Event window Ratio of positive signs in event window (%) t-statistic p-value N

[-1; +1] 55,88 1,19 0,23 102

[-2; +2] 52,94 0,59 0,55 102

[-5; +5] 51,96 0,40 0,69 102

[-10; +10] 49,00 -0,20 0,84 100

*, **,*** indicate significance level of 10%, 5% and 1% respectively.

This table presents the results from the analysis of cumulative abnormal returns (CARs) using the sign test.

Source: Authors

The sign test seeks to explain significant CAARs by comparing the number of positive returns to the number of negative returns. Overall, the results portray that the ratio of positive to negative abnormal returns increase as the event window shortens, thus implying more positive returns closer to the day of announcement. This is in support of previous evidence. However, the test of the ratios proves not to be different from 0,5, indicating that the difference between positive and negative signs is not significant.
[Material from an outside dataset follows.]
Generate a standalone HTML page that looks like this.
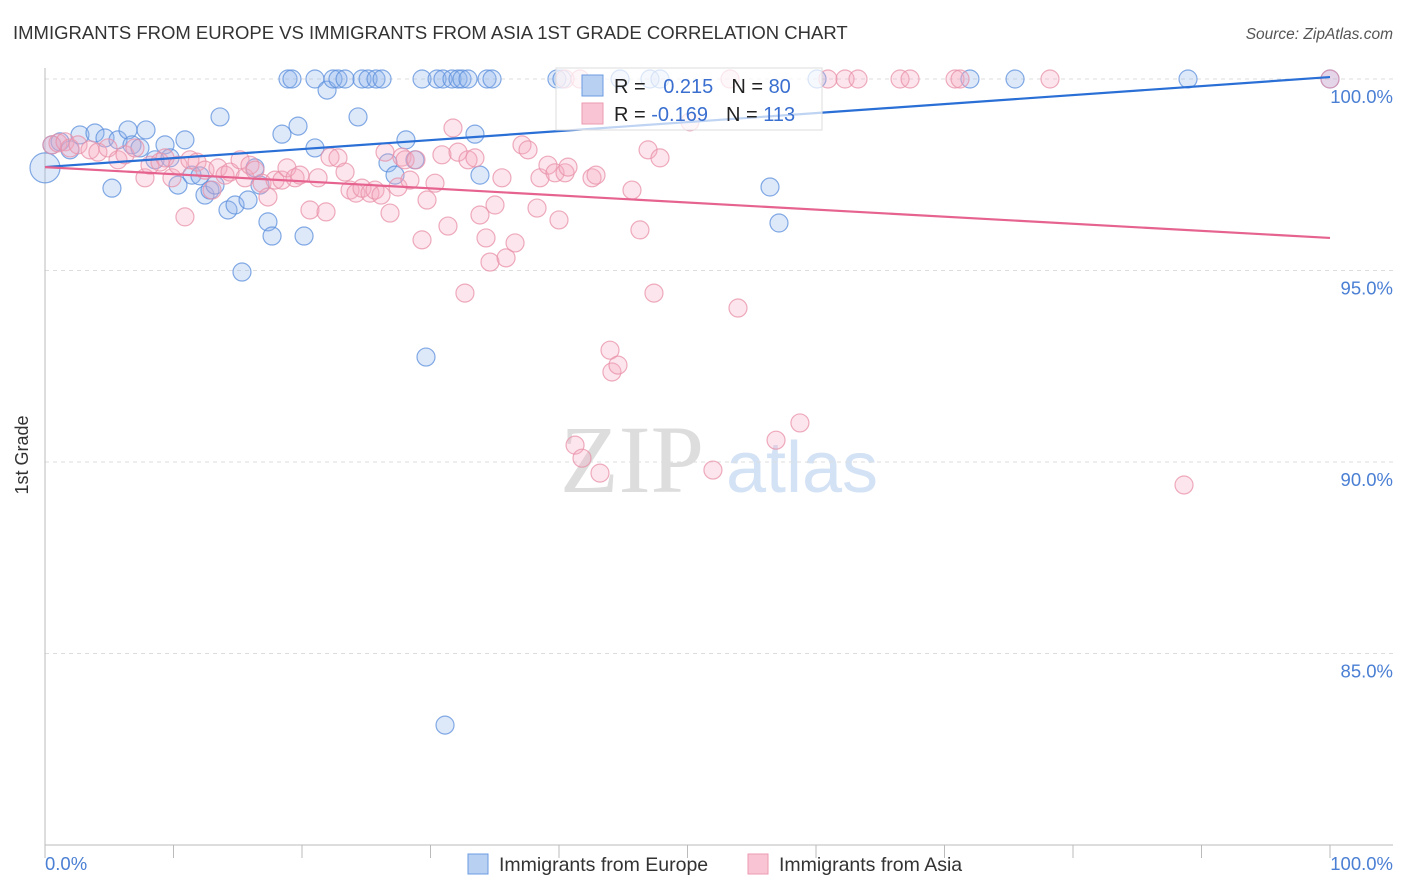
<!DOCTYPE html>
<html><head><meta charset="utf-8"><style>
body{margin:0;background:#fff;font-family:"Liberation Sans",sans-serif}
svg{display:block}
</style></head><body>
<svg width="1406" height="892" viewBox="0 0 1406 892" id="c">
<text x="13" y="39" font-size="18.5" fill="#333">IMMIGRANTS FROM EUROPE VS IMMIGRANTS FROM ASIA 1ST GRADE CORRELATION CHART</text>
<text x="1393" y="39" font-size="15.5" fill="#555" font-style="italic" text-anchor="end">Source: ZipAtlas.com</text>
<g>
<text x="632" y="492" font-size="96" font-family="Liberation Serif,serif" fill="#ddd" text-anchor="middle">ZIP</text>
<text x="802" y="492" font-size="72" fill="#d4e2f5" text-anchor="middle">atlas</text>
</g>
<g id="grid"></g>
<line x1="45" y1="68" x2="45" y2="845" stroke="#bbb"/>
<line x1="45" y1="845" x2="1393" y2="845" stroke="#bbb"/>
<g id="xt"></g>
<text x="28" y="455" font-size="18" fill="#333" text-anchor="middle" transform="rotate(-90 28 455)">1st Grade</text>
<text x="45" y="870" font-size="18.5" fill="#4a7fd4">0.0%</text>
<text x="1393" y="870" font-size="18.5" fill="#4a7fd4" text-anchor="end">100.0%</text>
<g id="pts"></g>
<g id="lines"></g>
<g>
<rect x="556" y="68" width="266" height="62" fill="#fff" fill-opacity="0.7" stroke="#ddd"/>
<rect x="582" y="75" width="21" height="21" fill="#b8d0f2" stroke="#6b9be0"/>
<rect x="582" y="103" width="21" height="21" fill="#f9c5d4" stroke="#eb9ab2"/>
<text x="614" y="93" font-size="20" fill="#222">R = <tspan fill="#3a6fd0" dx="12">0.215</tspan><tspan fill="#222" dx="18">N = </tspan><tspan fill="#3a6fd0">80</tspan></text>
<text x="614" y="121" font-size="20" fill="#222">R = <tspan fill="#3a6fd0">-0.169</tspan><tspan fill="#222" dx="18">N = </tspan><tspan fill="#3a6fd0">113</tspan></text>
</g>
<g>
<rect x="468" y="854" width="20" height="20" fill="#b8d0f2" stroke="#6b9be0"/>
<text x="499" y="871" font-size="19.5" fill="#333">Immigrants from Europe</text>
<rect x="748" y="854" width="20" height="20" fill="#f9c5d4" stroke="#eb9ab2"/>
<text x="779" y="871" font-size="19.5" fill="#333">Immigrants from Asia</text>
</g>
</svg>
<script>
const yTicks=[100,95,90,85];
const yTickLabels=["100.0%","95.0%","90.0%","85.0%"];
const xTicks=[0,10,20,30,40,50,60,70,80,90,100];
const blueX=[0,0.54,1.17,1.95,2.72,3.89,4.67,5.21,5.68,6.46,6.77,7.39,7.86,8.56,9.34,9.73,10.35,10.89,11.44,12.06,12.45,12.84,13.23,13.62,14.24,14.79,15.33,15.80,16.34,16.73,17.35,17.67,18.44,18.91,19.22,19.69,20.16,21.01,21.01,21.95,22.41,22.80,23.35,24.36,24.67,25.14,25.76,26.23,26.69,27.24,28.09,28.79,29.34,29.65,30.51,30.97,31.13,31.67,32.14,32.45,32.92,33.46,33.85,34.40,34.79,39.84,40.23,44.75,47.08,47.86,56.42,57.12,60.08,71.98,75.49,88.95,100];
const blueY=[97.68,98.28,98.36,98.15,98.54,98.59,98.46,97.15,98.41,98.67,98.28,98.20,98.67,97.89,98.28,97.94,97.23,98.41,97.49,97.47,96.97,97.10,97.23,99.01,96.58,96.71,94.96,96.84,97.68,97.23,96.27,95.90,98.56,100,100,98.77,95.90,98.20,100,99.71,100,100,100,99.01,100,100,100,100,97.81,97.49,98.41,97.89,100,92.74,100,100,83.13,100,100,100,100,98.56,97.49,100,100,100,100,100,100,100,97.18,96.24,100,100,100,100,100];
const pinkX=[0.54,1.01,1.56,1.95,2.57,3.50,4.12,4.90,5.68,6.23,7.00,7.78,8.17,8.95,9.34,9.88,10.35,10.89,11.28,11.83,12.45,13.00,13.46,14.01,14.40,15.18,15.56,15.95,16.34,16.89,17.35,17.90,18.44,18.83,19.46,19.84,20.62,21.25,21.87,22.18,22.80,23.35,23.74,24.20,24.67,25.29,25.68,26.15,26.46,26.85,27.47,27.78,28.02,28.40,28.87,29.34,29.73,30.35,30.89,31.36,31.75,32.14,32.68,32.92,33.46,33.85,34.32,34.63,35.02,35.56,35.88,36.58,37.12,37.59,38.29,38.52,39.14,39.69,40.00,40.47,40.70,41.25,41.79,42.57,42.88,43.19,43.97,44.12,44.59,45.68,46.30,46.93,47.39,47.86,50.19,51.98,53.93,56.89,58.75,60.93,62.26,63.27,66.54,67.32,70.82,71.21,78.21,88.64,100,40.47,41.63,53.31];
const pinkY=[98.28,98.33,98.36,98.20,98.28,98.15,98.09,98.20,97.89,98.02,98.20,97.42,97.75,97.83,97.94,97.42,97.75,96.40,97.89,97.83,97.62,97.10,97.68,97.49,97.57,97.89,97.42,97.75,97.62,97.28,96.92,97.36,97.36,97.68,97.42,97.49,96.58,97.42,96.53,97.96,97.94,97.57,97.10,97.02,97.15,97.02,97.10,96.97,98.09,96.50,97.18,97.96,97.89,97.36,97.89,95.80,96.84,97.28,98.02,96.16,98.72,98.09,94.41,97.89,97.94,96.45,95.85,95.22,96.71,97.42,95.33,95.72,98.28,98.15,96.63,97.42,97.75,97.55,96.32,97.55,97.70,90.44,90.10,97.42,97.49,89.71,92.92,92.35,92.53,97.10,96.06,98.15,94.41,97.94,98.88,89.79,94.02,90.57,91.02,100,100,100,100,100,100,100,100,89.40,100,100,100,100];
const blueTrend=[97.70,100.05];
const pinkTrend=[97.70,95.85];
const NS="http://www.w3.org/2000/svg";
const sx=v=>45+v*12.85;
const sy=v=>79+(100-v)*38.3;
function mk(t,a,p){const e=document.createElementNS(NS,t);for(const k in a)e.setAttribute(k,a[k]);p.appendChild(e);return e;}
const grid=document.getElementById('grid');
yTicks.forEach((t,i)=>{
 const l=mk('line',{x1:45,x2:1393,y1:sy(t),y2:sy(t),stroke:'#ddd','stroke-dasharray':'4,4'},grid);
 
 
 const tx=mk('text',{x:1393,y:sy(t)+24,'font-size':18.5,fill:'#4a7fd4','text-anchor':'end'},grid);
 tx.textContent=yTickLabels[i];
 
 
});
const xt=document.getElementById('xt');
xTicks.forEach(t=>{
 const l=mk('line',{x1:sx(t),x2:sx(t),y1:845,y2:858,stroke:'#bbb'},xt);
 
 
});
const pts=document.getElementById('pts');
function series(X,Y,fill,stroke,name){
 X.forEach((x,i)=>{
  const r=(i===0&&name==='point-europe')?15:9;
  const c=mk('circle',{cx:sx(x),cy:sy(Y[i]),r:r,fill:fill,'fill-opacity':0.3,stroke:stroke,'stroke-opacity':0.75,'stroke-width':1.2},pts);
  
  
 });
}
series(blueX,blueY,'#8db4ec','#5b8fdc','point-europe');
series(pinkX,pinkY,'#f4a9c0','#e890a8','point-asia');
const lines=document.getElementById('lines');
const bl=mk('line',{x1:sx(0),y1:sy(blueTrend[0]),x2:sx(100),y2:sy(blueTrend[1]),stroke:'#2a6fd6','stroke-width':2.2},lines);


const pl=mk('line',{x1:sx(0),y1:sy(pinkTrend[0]),x2:sx(100),y2:sy(pinkTrend[1]),stroke:'#e6638f','stroke-width':2.2},lines);


</script>
</body></html>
That being said, this test does not take the level of positive and negative returns into consideration, which may explain the deviation from other tests.

Table 6.4: Rank test for bidder returns

Event window Mean rank across firms t-statistic p-value N

[-1; +1] 0,52 5,58*** <0,01 102

[-2; +2] 0,51 2,20** 0,03 102

[-5; +5] 0,50 0,36 0,72 102

[-10; +10] 0,50 0,80 0,42 100

*, **,*** indicate significance level of 10%, 5% and 1% respectively.

This table presents the results from the analysis of the abnormal returns (AR) using the rank test.

Source: Authors

Contrary to the sign test, the rank test takes the level of abnormal returns into consideration, assuming that the mean rank for returns are 0,5. By ranking all returns in the estimation period and event window based on their level of return, this test proves that the returns generated in all four event windows are ranked higher than the expected rank for all returns. The mean ranks for the three and five-day event window are significant, while this is not the case for the eleven and 21-day event window. Nevertheless, the results from the rank test supports the findings from the parametric tests, arguing that the two shortest event windows generate higher returns than expected.

70 6.1.1.3. Discussion of results

Overall, the results of both the parametric and non-parametric tests provide evidence for abnormal bidder returns upon the announcement of an M&A. Moreover, these tests conclude that the two shortest event windows (three and five-day) generate significant and positive abnormal returns. The parametric tests provide particularly significant results, implying high CAARs both in the classical and the standardized cross-sectional test. These results were also confirmed by the rank test, while the sign test did not imply significant announcement returns. However, the results of the latter test may be a consequence of the model not taking the level of returns into consideration.

The evidence of significant bidder returns in downturns provides an interesting and possibly important supplement to the literature of corporate finance. As previous research cannot conclude with concrete results, this study clearly provides findings of bidders generating positive abnormal returns. As previously mentioned, this may come as a result of changes in market dynamics during downturns, and more specifically within commodity firms. Consequently, both shareholders and managers are expected to act differently in periods of downturn, relative to normal times. Hence, we reject the null hypothesis, and conclude that bidders involved in commodity industries achieve significant and positive returns during downturns. In order to determine why these results deviate from previous research, a cross-sectional analysis based on different deal and company characteristics will be conducted subsequently.